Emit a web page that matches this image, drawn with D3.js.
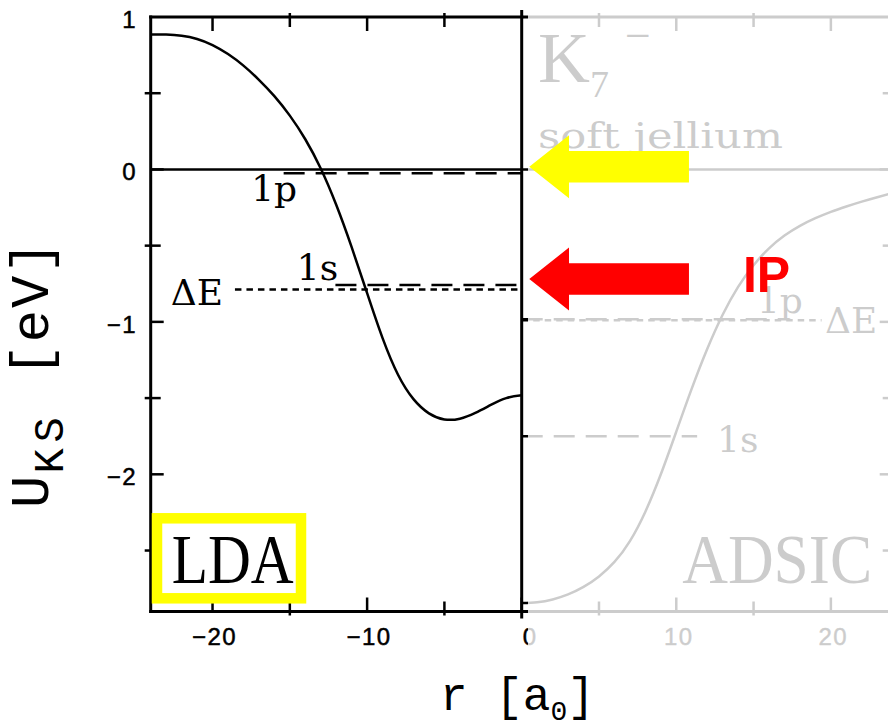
<!DOCTYPE html>
<html>
<head>
<meta charset="utf-8">
<script src="https://cdn.jsdelivr.net/npm/d3@7"></script>
<style>
  html, body { margin: 0; padding: 0; background: #fff; }
  svg { display: block; }
</style>
</head>
<body>
<svg id="chart" width="888" height="727"></svg>
<script>
// Kohn–Sham potential of K7− in soft jellium: LDA on the left (r < 0), ADSIC on the right (r > 0)

// LDA potential curve
const ldaR = [-24, -23, -22, -21, -20, -19, -18, -17, -16, -15, -14, -13, -12, -11, -10, -9, -8, -7, -6, -5, -4, -3, -2, -1, 0];
const ldaU = [0.886, 0.885, 0.877, 0.856, 0.816, 0.757, 0.681, 0.588, 0.481, 0.353, 0.198, 0.006, -0.232, -0.510, -0.812, -1.107, -1.347, -1.507, -1.600, -1.640, -1.635, -1.597, -1.545, -1.500, -1.482];

// ADSIC potential curve
const adsicR = [0, 1, 2, 3, 4, 5, 6, 7, 8, 9, 10, 11, 12, 13, 14, 15, 16, 17, 18, 19, 20, 21, 22, 23, 24];
const adsicU = [-2.845, -2.839, -2.821, -2.788, -2.739, -2.670, -2.575, -2.438, -2.245, -2.000, -1.720, -1.438, -1.178, -0.953, -0.770, -0.628, -0.518, -0.434, -0.370, -0.320, -0.278, -0.243, -0.211, -0.182, -0.155];

// single-particle levels (eV) and the extent of their lines (a0)
const ldaLevelNames = ["1p", "1s"];
const ldaLevelU = [-0.025, -0.758];
const ldaLevelFrom = [-15.4, -12.05];
const ldaDeltaE = -0.787;
const ldaDeltaEFrom = -18.55;

const adsicLevelNames = ["1p", "1s"];
const adsicLevelU = [-0.983, -1.75];
const adsicLevelTo = [17.3, 11.35];
const adsicDeltaE = -0.99;
const adsicDeltaETo = 19.4;

// axis ticks and labels
const rTicksLeft = [-20, -15, -10, -5, 0];
const rTicksRight = [0, 5, 10, 15, 20];
const rLabelsLeft = [-20, -10];
const rLabelsRight = [0, 10, 20];
const uTicks = [1, 0.5, 0, -0.5, -1, -1.5, -2, -2.5];
const uLabels = [1, 0, -1, -2];

// arrows marking the ionisation potential: yellow (LDA 1p) and red (ΔE)
const arrowU = [0.018, -0.719];
const arrowColors = ["#ffff00", "#ff0000"];
const arrowTipR = 0.49, arrowHeadR = 3.06, arrowTailR = 10.82;

const svg = d3.select("#chart");
const x = d3.scaleLinear().domain([-24, 24]).range([150.7, 892.7]);
const y = d3.scaleLinear().domain([-2.9, 1]).range([611.5, 17]);

const AXW = 3;
const serifBig = "'Liberation Serif', 'Times New Roman', serif";
const serifLbl = "'DejaVu Serif', serif";
const mono = "'Liberation Mono', 'DejaVu Sans Mono', monospace";
const sans = "'Liberation Sans', Arial, sans-serif";
const fmt = v => (v < 0 ? "\u2212" + Math.abs(v) : String(v));

svg.append("rect").attr("width", 888).attr("height", 727).attr("fill", "#fff");

const curve = d3.line()
  .x(d => x(d[0])).y(d => y(d[1]))
  .curve(d3.curveNatural);

function seg(g, x1, y1, x2, y2, w, dash) {
  const l = g.append("line")
    .attr("x1", x1).attr("y1", y1).attr("x2", x2).attr("y2", y2)
    .attr("stroke", "#000").attr("stroke-width", w);
  if (dash) l.attr("stroke-dasharray", dash);
  return l;
}

// ticks on horizontal axes: majors (multiples of 10) inside, minors cross the axis
function rTicks(g, vals, yPix, dir) {
  g.selectAll(null).data(vals).join("line")
    .attr("x1", d => x(d)).attr("x2", d => x(d))
    .attr("y1", d => (d % 10 === 0 ? yPix : yPix - dir * 4))
    .attr("y2", d => (d % 10 === 0 ? yPix + dir * 14 : yPix + dir * 10))
    .attr("stroke", "#000").attr("stroke-width", 2.5);
}
function uTickMarks(g, vals, xPix, dir) {
  g.selectAll(null).data(vals).join("line")
    .attr("y1", d => y(d)).attr("y2", d => y(d))
    .attr("x1", d => (Number.isInteger(d) ? xPix : xPix - dir * 6))
    .attr("x2", d => (Number.isInteger(d) ? xPix + dir * 13 : xPix + dir * 10))
    .attr("stroke", "#000").attr("stroke-width", 2.5);
}

// ---------------- ADSIC panel (r >= 0) ----------------
const gR = svg.append("g");
seg(gR, x(0), y(1), x(24), y(1), AXW);
seg(gR, x(0), y(-2.9), x(24), y(-2.9), AXW);
seg(gR, x(24), y(1), x(24), y(-2.9), AXW);
seg(gR, x(0), y(0), x(24), y(0), 2.5);
rTicks(gR, rTicksRight.filter(d => d > 0), y(1), 1);
rTicks(gR, rTicksRight.filter(d => d > 0), y(-2.9), -1);
uTickMarks(gR, uTicks.filter(d => d < 1 && d > -2.9), x(24), -1);

gR.selectAll(null).data(rLabelsRight).join("text")
  .attr("x", d => x(d) + (d === 0 ? 8.5 : 2.5))
  .attr("y", 645)
  .attr("text-anchor", "middle")
  .attr("font-family", sans).attr("font-size", 24)
  .attr("stroke", "#000").attr("stroke-width", 0.5)
  .attr("letter-spacing", 1.5)
  .text(d => fmt(d));

gR.selectAll(null).data(adsicLevelU).join("line")
  .attr("x1", x(0)).attr("x2", (d, i) => x(adsicLevelTo[i]))
  .attr("y1", d => y(d)).attr("y2", d => y(d))
  .attr("stroke", "#000").attr("stroke-width", 2.5).attr("stroke-dasharray", "21,11");
seg(gR, x(0), y(adsicDeltaE), x(adsicDeltaETo), y(adsicDeltaE), 2.5, "6.5,5");

gR.append("path")
  .attr("d", curve(adsicR.map((r, i) => [r, adsicU[i]])))
  .attr("fill", "none").attr("stroke", "#000").attr("stroke-width", 2.5);

const adsicLabelR = [15.22, 12.64];
const adsicLabelU = [-0.942, -1.854];
gR.selectAll(null).data(adsicLevelNames).join("text")
  .attr("x", (d, i) => x(adsicLabelR[i])).attr("y", (d, i) => y(adsicLabelU[i]))
  .attr("font-family", serifLbl).attr("font-size", 36)
  .text(d => d);
gR.append("text").attr("x", x(19.62)).attr("y", y(-1.073))
  .attr("font-family", serifLbl).attr("font-size", 36).text("\u0394E");

const kT = gR.append("text").attr("x", 538).attr("y", 82).attr("font-family", serifBig);
kT.append("tspan").attr("font-size", 72).text("K");
kT.append("tspan").attr("font-size", 38).attr("dy", 15).text("7");
kT.append("tspan").attr("font-size", 46).attr("dx", 16).attr("dy", -46).text("\u2212");
gR.append("text").attr("x", 538).attr("y", 148)
  .attr("font-family", serifLbl).attr("font-size", 36)
  .attr("textLength", 245).attr("lengthAdjust", "spacingAndGlyphs")
  .text("soft jellium");
gR.append("text").attr("x", x(10.38)).attr("y", y(-2.713))
  .attr("font-family", serifBig).attr("font-size", 69)
  .attr("textLength", 190).attr("lengthAdjust", "spacingAndGlyphs")
  .text("ADSIC");

// fade the ADSIC panel
svg.append("rect").attr("x", 528).attr("y", 0).attr("width", 360).attr("height", 727)
  .attr("fill", "#fff").attr("fill-opacity", 0.8);

// ---------------- LDA panel (r <= 0) ----------------
const gL = svg.append("g");
seg(gL, x(-24), y(1), x(0), y(1), AXW).attr("stroke-linecap", "square");
seg(gL, x(-24), y(-2.9), x(0), y(-2.9), AXW).attr("stroke-linecap", "square");
seg(gL, x(-24), y(1), x(-24), y(-2.9), AXW).attr("stroke-linecap", "square");
seg(gL, x(-24), y(0), x(0), y(0), 2.5);
seg(gL, x(0), y(1) - 7, x(0), y(-2.9) + 7, AXW);
rTicks(gL, rTicksLeft.filter(d => d < 0), y(1), 1);
rTicks(gL, rTicksLeft, y(-2.9), -1);
uTickMarks(gL, uTicks.filter(d => d < 1), x(-24), 1);

gL.selectAll(null).data(uLabels).join("text")
  .attr("x", 137).attr("y", d => y(d) + 11)
  .attr("text-anchor", "end")
  .attr("font-family", sans).attr("font-size", 24)
  .attr("stroke", "#000").attr("stroke-width", 0.5)
  .attr("letter-spacing", 1.5)
  .text(d => fmt(d));
gL.selectAll(null).data(rLabelsLeft).join("text")
  .attr("x", d => x(d) + 2).attr("y", 645)
  .attr("text-anchor", "middle")
  .attr("font-family", sans).attr("font-size", 24)
  .attr("stroke", "#000").attr("stroke-width", 0.5)
  .attr("letter-spacing", 1.5)
  .text(d => fmt(d));

gL.selectAll(null).data(ldaLevelU).join("line")
  .attr("x1", (d, i) => x(ldaLevelFrom[i])).attr("x2", x(0))
  .attr("y1", d => y(d)).attr("y2", d => y(d))
  .attr("stroke", "#000").attr("stroke-width", 2.5).attr("stroke-dasharray", "21,11");
seg(gL, x(ldaDeltaEFrom), y(ldaDeltaE), x(0), y(ldaDeltaE), 2.5, "6.5,5");

gL.append("path")
  .attr("d", curve(ldaR.map((r, i) => [r, ldaU[i]])))
  .attr("fill", "none").attr("stroke", "#000").attr("stroke-width", 2.5);

const ldaLabelR = [-17.5, -14.55];
const ldaLabelU = [-0.207, -0.726];
gL.selectAll(null).data(ldaLevelNames).join("text")
  .attr("x", (d, i) => x(ldaLabelR[i])).attr("y", (d, i) => y(ldaLabelU[i]))
  .attr("font-family", serifLbl).attr("font-size", 36)
  .text(d => d);
gL.append("text").attr("x", x(-22.7)).attr("y", y(-0.889))
  .attr("font-family", serifLbl).attr("font-size", 36).text("\u0394E");

// method tag
gL.append("rect").attr("x", 157).attr("y", 518.3).attr("width", 144).attr("height", 80)
  .attr("fill", "#fff").attr("stroke", "#ffff00").attr("stroke-width", 10.5);
gL.append("text").attr("x", 171.7).attr("y", 583.3)
  .attr("font-family", serifBig).attr("font-size", 69)
  .attr("textLength", 122).attr("lengthAdjust", "spacingAndGlyphs")
  .text("LDA");

// axis titles
const xt = svg.append("text").attr("x", 440).attr("y", 710)
  .attr("font-family", mono).attr("font-size", 46);
xt.append("tspan").text("r [a");
xt.append("tspan").attr("font-size", 28).attr("dy", 10).text("0");
xt.append("tspan").attr("dy", -10).text("]");

const yt = svg.append("text").attr("transform", "translate(48,508) rotate(-90)")
  .attr("font-family", mono).attr("font-size", 54).attr("letter-spacing", 2);
yt.append("tspan").text("U");
yt.append("tspan").attr("font-size", 42).attr("letter-spacing", 6).attr("dy", 15).text("KS");
yt.append("tspan").attr("dy", -15).attr("letter-spacing", 2).text(" [eV]");

// IP arrows
const arrowPts = u => {
  const yc = y(u), hh = 31.5, sh = 15.8;
  return [
    [x(arrowTipR), yc],
    [x(arrowHeadR), yc - hh],
    [x(arrowHeadR), yc - sh],
    [x(arrowTailR), yc - sh],
    [x(arrowTailR), yc + sh],
    [x(arrowHeadR), yc + sh],
    [x(arrowHeadR), yc + hh]
  ];
};
svg.selectAll(null).data(arrowU).join("polygon")
  .attr("points", d => arrowPts(d).map(p => p.join(",")).join(" "))
  .attr("fill", (d, i) => arrowColors[i]);

svg.append("text")
  .attr("x", x(arrowTailR) + 54).attr("y", y(arrowU[1]) + 12.7)
  .attr("font-family", sans).attr("font-weight", "bold").attr("font-size", 50)
  .attr("fill", "#ff0000")
  .text("IP");
</script>
</body>
</html>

--------------------------------------------------

What you should do: Print, exactly as written, the lines above from the first one to the one containing "-1.545, -1.500, -1.482];". Leave out pictures.

Answer for this exercise:
Emit a web page that matches this image, drawn with D3.js.
<!DOCTYPE html>
<html>
<head>
<meta charset="utf-8">
<script src="https://cdn.jsdelivr.net/npm/d3@7"></script>
<style>
  html, body { margin: 0; padding: 0; background: #fff; }
  svg { display: block; }
</style>
</head>
<body>
<svg id="chart" width="888" height="727"></svg>
<script>
// Kohn–Sham potential of K7− in soft jellium: LDA on the left (r < 0), ADSIC on the right (r > 0)

// LDA potential curve
const ldaR = [-24, -23, -22, -21, -20, -19, -18, -17, -16, -15, -14, -13, -12, -11, -10, -9, -8, -7, -6, -5, -4, -3, -2, -1, 0];
const ldaU = [0.886, 0.885, 0.877, 0.856, 0.816, 0.757, 0.681, 0.588, 0.481, 0.353, 0.198, 0.006, -0.232, -0.510, -0.812, -1.107, -1.347, -1.507, -1.600, -1.640, -1.635, -1.597, -1.545, -1.500, -1.482];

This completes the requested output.